Saturday, November 23, 2013
The bees and I are not liking this cold weather. I leave for work when it’s freezing cold and just light, and come home in the pitch dark, so weekdays are out for any bee activity. I can only hope for dry, semi-warm weekends to get things done. I’m realizing the importance of a yearly schedule and having a plan in place well beforehand. Being a newbie, I’m always thinking and rethinking about the bees – usually around 2 am, which doesn’t make for a good night’s sleep.
YH2 in Trouble
We had a brief warm snap last weekend when temps pushed up into the mid-50’s, so I took the opportunity to lay lots of candy across the top frames. When I opened Yellow Hive 2 (YH2), the number of bees appeared to be dramatically reduced. Not good at all. Of course, it was too cold to dig in and see what the problem might be. Queenlessness is always my first fear, which in this weather means the hive will likely die. Even if they do produce another queen at this point, there aren’t any drones left to mate with her, so reproduction will stop and the bees will gradually die out.
Executing the Winter Plan
I’ve continued finalizing my plans for the internal hive configuration. Better late than never, I hope. Winter is a scary time for a beekeeper. You can’t get into the hives to see what’s going on. It’s cold outside, so the bees stay inside – there’s no outside activity to tell you what’s going on. It’s easy to imagine the worst, that condensation is building up and collecting on the bees, or they’re dying out from losing their queen, or they’re starving because there aren’t enough stores, or they’re being infested by mites or wax moths or wax beetles. No matter, you just sit tight and hope you’re doing the best you can do for the girls, and wait for another warm snap to hit so you can get out and check on them.

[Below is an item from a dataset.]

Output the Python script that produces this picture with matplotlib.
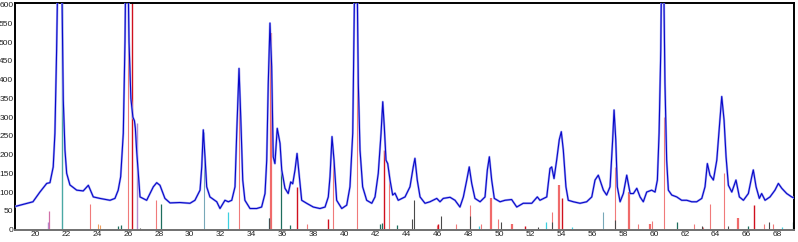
import matplotlib
matplotlib.use("Agg")
import matplotlib.pyplot as plt
import numpy as np

plt.rcParams['font.family'] = ['Liberation Sans', 'DejaVu Sans']

# ---- measured XRD pattern (2theta, counts) ----
two_theta = [18.77, 19.87, 20.32, 20.76, 20.97, 21.18, 21.29, 21.40, 21.58, 21.75, 21.83, 21.94, 22.05,
             22.26, 22.70, 23.12, 23.45, 23.77, 24.20, 24.85, 25.17, 25.38, 25.54, 25.71, 25.82, 25.93,
             26.08, 26.20, 26.33, 26.43, 26.49, 26.57, 26.79, 27.22, 27.65, 27.87, 28.08, 28.40, 28.73,
             29.37, 30.02, 30.34, 30.56, 30.67, 30.78, 30.88, 30.99, 31.10, 31.31, 31.75, 31.96, 32.28,
             32.50, 32.72, 32.93, 33.04, 33.19, 33.30, 33.43, 33.57, 33.90, 34.33, 34.65, 34.87, 34.98,
             35.08, 35.19, 35.30, 35.40, 35.51, 35.66, 35.84, 35.95, 36.16, 36.37, 36.53, 36.66, 36.81,
             36.94, 37.07, 37.24, 37.56, 37.99, 38.42, 38.75, 38.96, 39.07, 39.20, 39.33, 39.50, 39.83,
             40.15, 40.36, 40.54, 40.62, 40.75, 40.90, 41.01, 41.18, 41.44, 41.77, 41.98, 42.19, 42.37,
             42.48, 42.58, 42.69, 42.80, 42.95, 43.12, 43.27, 43.48, 43.92, 44.24, 44.45, 44.56, 44.71,
             44.89, 45.21, 45.53, 45.97, 46.18, 46.39, 46.83, 47.15, 47.47, 47.69, 47.91, 48.07, 48.23,
             48.44, 48.77, 49.09, 49.24, 49.37, 49.52, 49.69, 50.06, 50.38, 50.81, 51.14, 51.56, 52.11,
             52.47, 52.64, 53.08, 53.29, 53.40, 53.55, 53.72, 53.89, 54.02, 54.15, 54.32, 54.47, 54.80,
             55.23, 55.66, 55.99, 56.20, 56.41, 56.52, 56.74, 56.95, 57.17, 57.34, 57.43, 57.54, 57.64,
             57.82, 58.03, 58.25, 58.47, 58.68, 58.90, 59.11, 59.32, 59.54, 59.86, 60.08, 60.23, 60.34,
             60.45, 60.56, 60.72, 60.83, 60.94, 61.16, 61.48, 61.80, 62.13, 62.45, 62.77, 63.10, 63.31,
             63.46, 63.63, 63.85, 64.07, 64.24, 64.39, 64.54, 64.67, 64.82, 65.04, 65.31, 65.53, 65.79,
             66.11, 66.33, 66.43, 66.61, 66.82, 66.97, 67.19, 67.51, 67.83, 68.05, 68.27, 68.59, 68.91,
             69.13]
counts = [62, 74, 100, 123, 125, 167, 257, 480, 950, 620, 346, 212, 150,
          119, 105, 103, 118, 87, 83, 78, 83, 105, 141, 257, 503, 950,
          500, 350, 300, 290, 270, 212, 87, 78, 114, 125, 118, 83, 71,
          72, 70, 78, 96, 105, 167, 266, 194, 114, 87, 74, 56, 78,
          74, 78, 114, 257, 430, 301, 132, 78, 56, 56, 60, 96, 185,
          391, 551, 435, 194, 176, 270, 230, 159, 110, 96, 127, 122, 159,
          203, 150, 78, 70, 60, 56, 60, 87, 141, 248, 185, 78, 56,
          65, 114, 257, 524, 950, 390, 212, 114, 78, 70, 87, 150, 257,
          341, 274, 185, 176, 132, 92, 97, 78, 87, 114, 167, 190, 132,
          87, 70, 74, 83, 74, 83, 86, 78, 60, 87, 132, 167, 123,
          83, 74, 87, 159, 194, 132, 83, 74, 78, 80, 60, 70, 70,
          87, 78, 87, 163, 167, 136, 185, 240, 261, 212, 114, 78, 74,
          70, 74, 87, 132, 145, 132, 105, 92, 114, 240, 319, 240, 114,
          74, 96, 145, 96, 96, 110, 87, 74, 100, 105, 100, 132, 257,
          479, 950, 391, 185, 105, 92, 87, 78, 78, 74, 74, 83, 114,
          176, 145, 132, 185, 274, 355, 292, 194, 118, 100, 132, 87, 78,
          96, 141, 159, 114, 83, 96, 78, 87, 105, 123, 110, 96, 87,
          83]

# ---- reference stick patterns (position, relative intensity) ----
salmon_pos = [23.56, 25.99, 27.82, 33.21, 37.58, 39.28, 40.80, 42.90, 45.97, 47.19, 48.12, 48.86,
              49.91, 53.44, 57.49, 59.00, 59.90, 60.68, 62.62, 63.20, 63.66, 64.56, 67.12, 67.72]
salmon_int = [68, 1000, 78, 430, 16, 194, 1000, 160, 13, 14, 65, 14,
              29, 47, 167, 15, 22, 300, 15, 8, 68, 150, 15, 14]
salmon_thick_pos = [35.24, 49.46, 50.81, 53.87, 58.40, 59.75, 65.46]
salmon_thick_int = [525, 83, 16, 118, 100, 15, 30]
orange_pos = [24.09, 24.20]
orange_int = [16, 12]
red_pos = [26.25, 36.94, 38.96, 42.58, 46.07, 51.67, 54.09, 66.49]
red_int = [1000, 114, 29, 212, 16, 10, 83, 65]
teal_pos = [21.75]
teal_int = [1000]
steel_pos = [30.94, 56.74]
steel_int = [261, 47]
cyan_pos = [32.50, 35.15, 48.72, 53.01, 54.69, 68.27]
cyan_int = [47, 30, 10, 20, 8, 8]
dkgreen_pos = [25.38, 25.54, 28.16, 35.90, 36.48, 42.30, 42.41, 43.38, 61.48, 66.06, 68.98]
dkgreen_int = [10, 13, 68, 159, 12, 15, 18, 12, 20, 10, 20]
grey_pos = [26.79, 35.12, 44.35, 44.50, 46.24, 48.12, 50.12, 52.53, 53.40, 57.49, 63.10, 64.82, 67.47]
grey_int = [5, 30, 29, 78, 36, 36, 20, 8, 20, 25, 10, 10, 20]
lavender_pos = [20.82, 26.57]
lavender_int = [20, 284]
magenta_pos = [20.92]
magenta_int = [50]

x_ticks = list(range(20, 70, 2))
y_ticks = list(range(0, 650, 50))

fig = plt.figure(figsize=(7.98, 2.42), dpi=100)
ax = fig.add_axes([15 / 798, 12.5 / 242, (794.3 - 15) / 798, (229.5 - 2.5) / 242])

sticks = [
    (salmon_pos, salmon_int, "#f07a7a", 0.8),
    (salmon_thick_pos, salmon_thick_int, "#f06a6a", 1.6),
    (orange_pos, orange_int, "#f0a060", 0.8),
    (red_pos, red_int, "#d0101e", 1.0),
    (teal_pos, teal_int, "#4aa8a4", 1.0),
    (steel_pos, steel_int, "#78a8b8", 0.8),
    (cyan_pos, cyan_int, "#3cd0e0", 0.9),
    (dkgreen_pos, dkgreen_int, "#1e6e5e", 0.9),
    (grey_pos, grey_int, "#4a4a4a", 0.8),
    (lavender_pos, lavender_int, "#b48cd0", 1.0),
    (magenta_pos, magenta_int, "#d070a8", 0.9),
]
for pos, inten, col, lw in sticks:
    ax.vlines(pos, 0, inten, colors=col, linewidth=lw, zorder=2)

ax.plot(two_theta, counts, color="#a4a8f6", linewidth=1.6, zorder=3)
ax.plot(two_theta, counts, color="#0808c8", linewidth=0.8, zorder=4)

ax.set_xlim(18.71, 69.08)
ax.set_ylim(0, 606)
ax.set_xticks(x_ticks)
ax.set_xticklabels([str(v) for v in x_ticks])
ax.set_yticks(y_ticks)
ax.set_yticklabels([str(v) for v in y_ticks])
ax.tick_params(axis="both", labelsize=6, length=0, width=0.6, pad=1.2, colors="#222222")

for side in ["left", "top", "right"]:
    ax.spines[side].set_color("black")
    ax.spines[side].set_linewidth(1.4)
ax.spines["bottom"].set_color("#707070")
ax.spines["bottom"].set_linewidth(1.4)

fig.savefig("out.png", dpi=100)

Today was sunny and cold, but low 40s is better than low 30s, and I had no intention of opening the hives and exposing the bees. I just needed to rework the top portion to help improve the ventilation. So here’s our winter hive configuration, inside and out…
- Exterior wind barriers covering the back and sides. These seem to be working well, and they extend below the bottoms of the hives to prevent too much wind from going up through the bottom screens.
2. I added bottom boards on YH2 and Green Hive 1 (GH1). BH3 is a home built hive and doesn’t have a slot for adding the mite board, so the screened bottom board is left open.
3. 2 inch high spacer frames are added onto the top hive body with a top entrance drilled into the front for ventilation and an upper exit.
4. The top inner cover is flipped so the shim side is down, and I stapled fine metal screen across the hole so the bees can’t get to the top of the hive. This also provides another top entrance and allows for more ventilation in the hive.
5. The hubster made some great ventilation spacers to add above the inner cover and beneath the top telescoping cover. The bees cannot get into this box.
- The holes on the sides are drilled upwards to prevent rain water from entering the box.
- The holes are positioned just beneath the outside rim of the top cover, which extends out from the holes to keep water out.
- 1/2 inch ventilation holes were drilled on two sides then covered with mesh on the inside to prevent bees from entering the box and to keep critters out.
- Window screen was stapled to the bottom of the frame to allow it to hold wood chips. The wood chips will help absorb moisture from the condensation.
I know I said I wouldn’t open the hives and expose the girls, but I couldn’t resist taking a peek. All three hives, including YH2, are full of bees on top devouring the candy. I’m feeling much better now about closing them up and letting them go til the next warm day comes and I can add more candy.
Til then, I have a few good beekeeping books sitting on my bed stand. Never to early to start preparing for spring!